EXERCISE DETAILS -> For the entries below, copy exactly the line that contains "Write the matplotlib code for this chart." through the line that contains "0.065, 0.07, 0.06]", both ends included, and exclude all pictures.
──────────────────────────────
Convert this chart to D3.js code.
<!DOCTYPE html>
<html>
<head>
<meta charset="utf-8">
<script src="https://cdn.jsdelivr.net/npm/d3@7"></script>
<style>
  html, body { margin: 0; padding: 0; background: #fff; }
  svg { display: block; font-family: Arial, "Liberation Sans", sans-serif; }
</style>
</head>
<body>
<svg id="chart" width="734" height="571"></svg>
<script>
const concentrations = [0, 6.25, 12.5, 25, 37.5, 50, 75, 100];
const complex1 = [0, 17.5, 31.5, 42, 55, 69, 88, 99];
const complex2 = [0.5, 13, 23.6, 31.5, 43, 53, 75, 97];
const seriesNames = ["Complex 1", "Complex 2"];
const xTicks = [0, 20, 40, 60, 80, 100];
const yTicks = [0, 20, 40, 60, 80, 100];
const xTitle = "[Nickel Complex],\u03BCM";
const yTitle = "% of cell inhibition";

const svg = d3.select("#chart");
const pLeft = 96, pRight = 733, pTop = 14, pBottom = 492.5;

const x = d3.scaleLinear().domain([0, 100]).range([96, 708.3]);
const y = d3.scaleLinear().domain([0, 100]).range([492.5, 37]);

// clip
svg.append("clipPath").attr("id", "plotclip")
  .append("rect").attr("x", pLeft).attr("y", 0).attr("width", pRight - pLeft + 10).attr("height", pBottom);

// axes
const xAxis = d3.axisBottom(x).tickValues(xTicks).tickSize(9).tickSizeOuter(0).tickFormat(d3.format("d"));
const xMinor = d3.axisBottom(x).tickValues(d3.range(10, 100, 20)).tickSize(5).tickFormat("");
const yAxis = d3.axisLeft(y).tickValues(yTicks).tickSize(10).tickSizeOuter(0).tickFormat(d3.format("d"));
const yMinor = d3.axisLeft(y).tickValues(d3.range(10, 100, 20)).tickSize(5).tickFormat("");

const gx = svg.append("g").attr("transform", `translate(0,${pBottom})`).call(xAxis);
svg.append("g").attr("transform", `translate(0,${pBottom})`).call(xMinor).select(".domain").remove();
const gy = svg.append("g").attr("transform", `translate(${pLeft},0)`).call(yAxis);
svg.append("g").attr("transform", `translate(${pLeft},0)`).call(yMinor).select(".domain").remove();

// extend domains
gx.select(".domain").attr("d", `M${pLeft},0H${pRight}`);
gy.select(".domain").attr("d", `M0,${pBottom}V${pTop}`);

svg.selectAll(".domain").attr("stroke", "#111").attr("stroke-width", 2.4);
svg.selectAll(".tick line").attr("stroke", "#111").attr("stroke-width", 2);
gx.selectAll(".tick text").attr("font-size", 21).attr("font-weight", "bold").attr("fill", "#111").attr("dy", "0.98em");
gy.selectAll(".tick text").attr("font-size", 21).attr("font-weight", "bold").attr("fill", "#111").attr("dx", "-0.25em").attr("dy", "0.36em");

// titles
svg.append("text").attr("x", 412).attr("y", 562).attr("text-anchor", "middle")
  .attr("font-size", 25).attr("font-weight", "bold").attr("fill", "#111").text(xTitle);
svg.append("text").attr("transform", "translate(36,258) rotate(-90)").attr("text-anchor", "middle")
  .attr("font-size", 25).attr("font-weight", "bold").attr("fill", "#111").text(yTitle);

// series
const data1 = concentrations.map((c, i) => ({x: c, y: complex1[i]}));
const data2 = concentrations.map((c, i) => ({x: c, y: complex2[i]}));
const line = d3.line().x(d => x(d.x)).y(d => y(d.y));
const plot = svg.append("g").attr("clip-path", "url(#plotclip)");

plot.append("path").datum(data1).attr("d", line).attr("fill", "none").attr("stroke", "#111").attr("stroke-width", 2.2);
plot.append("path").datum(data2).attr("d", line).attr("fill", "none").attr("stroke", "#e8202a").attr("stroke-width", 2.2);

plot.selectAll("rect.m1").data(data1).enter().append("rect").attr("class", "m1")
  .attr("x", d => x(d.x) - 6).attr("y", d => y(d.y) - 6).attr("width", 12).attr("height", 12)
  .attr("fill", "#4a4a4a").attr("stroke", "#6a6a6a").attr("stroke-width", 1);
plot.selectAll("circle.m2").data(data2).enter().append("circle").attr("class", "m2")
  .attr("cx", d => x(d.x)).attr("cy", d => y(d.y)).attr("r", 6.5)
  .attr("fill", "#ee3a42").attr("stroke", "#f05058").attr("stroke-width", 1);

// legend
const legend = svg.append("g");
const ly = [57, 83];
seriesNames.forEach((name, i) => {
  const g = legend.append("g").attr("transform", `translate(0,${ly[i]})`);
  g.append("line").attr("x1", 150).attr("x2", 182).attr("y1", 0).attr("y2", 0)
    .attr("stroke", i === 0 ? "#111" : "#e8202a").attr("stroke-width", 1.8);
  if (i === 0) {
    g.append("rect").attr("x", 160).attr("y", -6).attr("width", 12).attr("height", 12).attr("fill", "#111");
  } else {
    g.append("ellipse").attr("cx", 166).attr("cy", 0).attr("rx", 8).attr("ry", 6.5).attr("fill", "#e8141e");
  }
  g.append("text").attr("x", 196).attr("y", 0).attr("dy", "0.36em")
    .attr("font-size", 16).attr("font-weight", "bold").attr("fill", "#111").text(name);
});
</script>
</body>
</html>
──────────────────────────────
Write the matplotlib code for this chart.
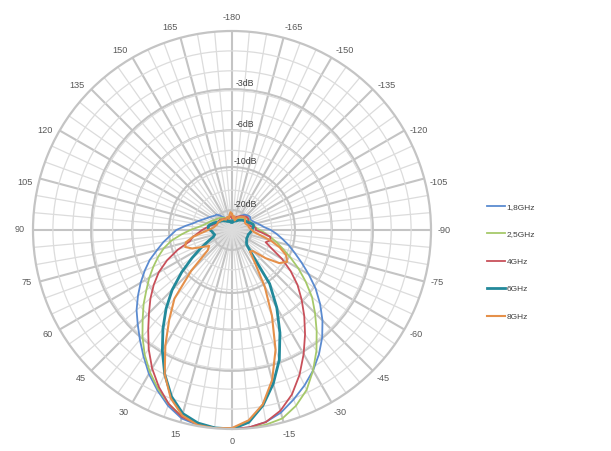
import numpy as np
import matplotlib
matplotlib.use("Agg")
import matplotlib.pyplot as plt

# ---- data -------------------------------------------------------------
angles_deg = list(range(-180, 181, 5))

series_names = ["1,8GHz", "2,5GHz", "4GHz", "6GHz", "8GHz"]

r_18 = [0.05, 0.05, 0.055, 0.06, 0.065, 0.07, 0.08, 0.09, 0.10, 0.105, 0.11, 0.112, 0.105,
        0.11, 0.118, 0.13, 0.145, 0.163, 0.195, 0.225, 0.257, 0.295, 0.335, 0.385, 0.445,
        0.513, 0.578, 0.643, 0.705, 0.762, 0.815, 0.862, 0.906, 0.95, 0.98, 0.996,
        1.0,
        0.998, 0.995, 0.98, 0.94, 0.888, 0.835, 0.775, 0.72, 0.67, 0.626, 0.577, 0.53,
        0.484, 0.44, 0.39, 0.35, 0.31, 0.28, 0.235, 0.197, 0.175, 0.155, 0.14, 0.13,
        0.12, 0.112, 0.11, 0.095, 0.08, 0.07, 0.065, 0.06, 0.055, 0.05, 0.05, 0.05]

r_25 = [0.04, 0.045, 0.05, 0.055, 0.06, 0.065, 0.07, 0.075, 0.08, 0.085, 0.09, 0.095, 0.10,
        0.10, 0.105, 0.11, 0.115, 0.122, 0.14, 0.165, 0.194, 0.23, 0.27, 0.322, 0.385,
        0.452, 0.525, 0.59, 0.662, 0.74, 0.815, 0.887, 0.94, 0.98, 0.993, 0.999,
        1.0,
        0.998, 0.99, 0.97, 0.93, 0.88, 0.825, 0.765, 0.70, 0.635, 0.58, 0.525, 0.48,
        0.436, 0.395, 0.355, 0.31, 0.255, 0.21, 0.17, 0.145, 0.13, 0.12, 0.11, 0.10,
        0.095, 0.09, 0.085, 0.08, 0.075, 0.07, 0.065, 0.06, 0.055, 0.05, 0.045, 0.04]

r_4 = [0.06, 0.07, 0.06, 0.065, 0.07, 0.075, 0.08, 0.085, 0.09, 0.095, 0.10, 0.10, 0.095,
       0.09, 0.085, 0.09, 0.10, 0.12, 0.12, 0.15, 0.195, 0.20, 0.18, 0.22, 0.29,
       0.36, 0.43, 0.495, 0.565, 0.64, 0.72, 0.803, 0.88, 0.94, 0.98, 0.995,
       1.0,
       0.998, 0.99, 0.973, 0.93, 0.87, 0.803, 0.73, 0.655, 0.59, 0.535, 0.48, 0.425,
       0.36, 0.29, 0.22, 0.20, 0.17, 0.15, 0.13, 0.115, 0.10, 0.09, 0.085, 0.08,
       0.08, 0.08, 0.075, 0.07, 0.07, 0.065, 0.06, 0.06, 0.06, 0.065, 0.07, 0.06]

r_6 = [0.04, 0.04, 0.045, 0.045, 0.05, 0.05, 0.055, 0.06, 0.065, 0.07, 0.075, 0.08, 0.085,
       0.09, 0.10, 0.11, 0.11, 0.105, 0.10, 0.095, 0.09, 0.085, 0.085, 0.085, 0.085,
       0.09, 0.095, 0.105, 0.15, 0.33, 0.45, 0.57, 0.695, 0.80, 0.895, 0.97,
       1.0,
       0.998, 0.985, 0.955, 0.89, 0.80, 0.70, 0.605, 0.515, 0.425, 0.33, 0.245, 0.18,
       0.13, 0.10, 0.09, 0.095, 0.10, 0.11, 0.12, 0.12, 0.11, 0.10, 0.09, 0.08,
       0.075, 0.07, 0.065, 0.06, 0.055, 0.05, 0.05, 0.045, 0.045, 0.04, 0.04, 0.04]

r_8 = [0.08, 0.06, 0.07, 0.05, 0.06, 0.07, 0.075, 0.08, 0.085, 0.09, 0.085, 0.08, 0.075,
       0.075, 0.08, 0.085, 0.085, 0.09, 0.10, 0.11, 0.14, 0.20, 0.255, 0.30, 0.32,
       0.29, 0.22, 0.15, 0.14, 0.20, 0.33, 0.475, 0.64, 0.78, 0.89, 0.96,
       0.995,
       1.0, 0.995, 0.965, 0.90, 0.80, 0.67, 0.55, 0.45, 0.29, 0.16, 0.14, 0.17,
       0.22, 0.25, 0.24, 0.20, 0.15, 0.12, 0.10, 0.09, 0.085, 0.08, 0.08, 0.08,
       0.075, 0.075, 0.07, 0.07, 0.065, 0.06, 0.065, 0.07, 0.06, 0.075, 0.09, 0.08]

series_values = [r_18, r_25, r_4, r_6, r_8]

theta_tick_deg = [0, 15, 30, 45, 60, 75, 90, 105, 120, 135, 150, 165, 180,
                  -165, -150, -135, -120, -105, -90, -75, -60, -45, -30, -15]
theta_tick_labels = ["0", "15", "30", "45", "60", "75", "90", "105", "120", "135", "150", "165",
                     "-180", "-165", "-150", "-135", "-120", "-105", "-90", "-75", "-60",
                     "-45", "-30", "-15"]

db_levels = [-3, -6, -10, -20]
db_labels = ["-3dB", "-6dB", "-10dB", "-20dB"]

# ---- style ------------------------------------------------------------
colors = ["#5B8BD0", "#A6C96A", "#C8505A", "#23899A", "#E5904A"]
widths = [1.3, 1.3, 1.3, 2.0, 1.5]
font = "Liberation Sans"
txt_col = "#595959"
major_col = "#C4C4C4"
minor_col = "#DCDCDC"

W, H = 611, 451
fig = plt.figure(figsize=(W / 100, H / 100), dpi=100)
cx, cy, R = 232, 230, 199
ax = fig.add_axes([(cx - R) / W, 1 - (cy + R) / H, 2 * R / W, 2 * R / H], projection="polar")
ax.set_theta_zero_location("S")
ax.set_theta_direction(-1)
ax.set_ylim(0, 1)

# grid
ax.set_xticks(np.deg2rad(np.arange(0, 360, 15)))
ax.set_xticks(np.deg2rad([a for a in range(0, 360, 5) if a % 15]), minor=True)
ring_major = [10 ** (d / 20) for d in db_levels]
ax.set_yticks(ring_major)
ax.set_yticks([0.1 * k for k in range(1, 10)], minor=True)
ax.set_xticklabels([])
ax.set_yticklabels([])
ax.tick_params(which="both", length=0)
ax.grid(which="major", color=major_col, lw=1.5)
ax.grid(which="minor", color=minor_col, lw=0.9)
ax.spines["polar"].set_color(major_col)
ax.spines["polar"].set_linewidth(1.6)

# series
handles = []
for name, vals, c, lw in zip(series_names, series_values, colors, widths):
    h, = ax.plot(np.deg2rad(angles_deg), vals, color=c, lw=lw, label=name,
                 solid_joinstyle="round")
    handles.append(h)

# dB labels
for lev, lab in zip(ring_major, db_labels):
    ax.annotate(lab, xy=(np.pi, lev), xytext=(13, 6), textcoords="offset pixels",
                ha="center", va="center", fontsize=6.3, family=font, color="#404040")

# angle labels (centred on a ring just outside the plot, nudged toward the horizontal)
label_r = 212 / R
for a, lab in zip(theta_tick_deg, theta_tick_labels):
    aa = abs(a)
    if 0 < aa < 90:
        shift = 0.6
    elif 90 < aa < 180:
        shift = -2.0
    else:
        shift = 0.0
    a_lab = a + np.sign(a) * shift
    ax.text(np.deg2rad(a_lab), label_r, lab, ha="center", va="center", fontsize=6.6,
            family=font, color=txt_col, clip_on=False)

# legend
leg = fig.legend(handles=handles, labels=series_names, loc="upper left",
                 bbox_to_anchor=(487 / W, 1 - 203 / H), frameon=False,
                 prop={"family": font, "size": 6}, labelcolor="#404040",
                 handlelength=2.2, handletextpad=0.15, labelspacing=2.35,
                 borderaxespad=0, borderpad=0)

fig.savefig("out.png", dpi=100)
──────────────────────────────
RESULT FOR THIS EXERCISE ->
Write the matplotlib code for this chart.
import numpy as np
import matplotlib
matplotlib.use("Agg")
import matplotlib.pyplot as plt

# ---- data -------------------------------------------------------------
angles_deg = list(range(-180, 181, 5))

series_names = ["1,8GHz", "2,5GHz", "4GHz", "6GHz", "8GHz"]

r_18 = [0.05, 0.05, 0.055, 0.06, 0.065, 0.07, 0.08, 0.09, 0.10, 0.105, 0.11, 0.112, 0.105,
        0.11, 0.118, 0.13, 0.145, 0.163, 0.195, 0.225, 0.257, 0.295, 0.335, 0.385, 0.445,
        0.513, 0.578, 0.643, 0.705, 0.762, 0.815, 0.862, 0.906, 0.95, 0.98, 0.996,
        1.0,
        0.998, 0.995, 0.98, 0.94, 0.888, 0.835, 0.775, 0.72, 0.67, 0.626, 0.577, 0.53,
        0.484, 0.44, 0.39, 0.35, 0.31, 0.28, 0.235, 0.197, 0.175, 0.155, 0.14, 0.13,
        0.12, 0.112, 0.11, 0.095, 0.08, 0.07, 0.065, 0.06, 0.055, 0.05, 0.05, 0.05]

r_25 = [0.04, 0.045, 0.05, 0.055, 0.06, 0.065, 0.07, 0.075, 0.08, 0.085, 0.09, 0.095, 0.10,
        0.10, 0.105, 0.11, 0.115, 0.122, 0.14, 0.165, 0.194, 0.23, 0.27, 0.322, 0.385,
        0.452, 0.525, 0.59, 0.662, 0.74, 0.815, 0.887, 0.94, 0.98, 0.993, 0.999,
        1.0,
        0.998, 0.99, 0.97, 0.93, 0.88, 0.825, 0.765, 0.70, 0.635, 0.58, 0.525, 0.48,
        0.436, 0.395, 0.355, 0.31, 0.255, 0.21, 0.17, 0.145, 0.13, 0.12, 0.11, 0.10,
        0.095, 0.09, 0.085, 0.08, 0.075, 0.07, 0.065, 0.06, 0.055, 0.05, 0.045, 0.04]

r_4 = [0.06, 0.07, 0.06, 0.065, 0.07, 0.075, 0.08, 0.085, 0.09, 0.095, 0.10, 0.10, 0.095,
       0.09, 0.085, 0.09, 0.10, 0.12, 0.12, 0.15, 0.195, 0.20, 0.18, 0.22, 0.29,
       0.36, 0.43, 0.495, 0.565, 0.64, 0.72, 0.803, 0.88, 0.94, 0.98, 0.995,
       1.0,
       0.998, 0.99, 0.973, 0.93, 0.87, 0.803, 0.73, 0.655, 0.59, 0.535, 0.48, 0.425,
       0.36, 0.29, 0.22, 0.20, 0.17, 0.15, 0.13, 0.115, 0.10, 0.09, 0.085, 0.08,
       0.08, 0.08, 0.075, 0.07, 0.07, 0.065, 0.06, 0.06, 0.06, 0.065, 0.07, 0.06]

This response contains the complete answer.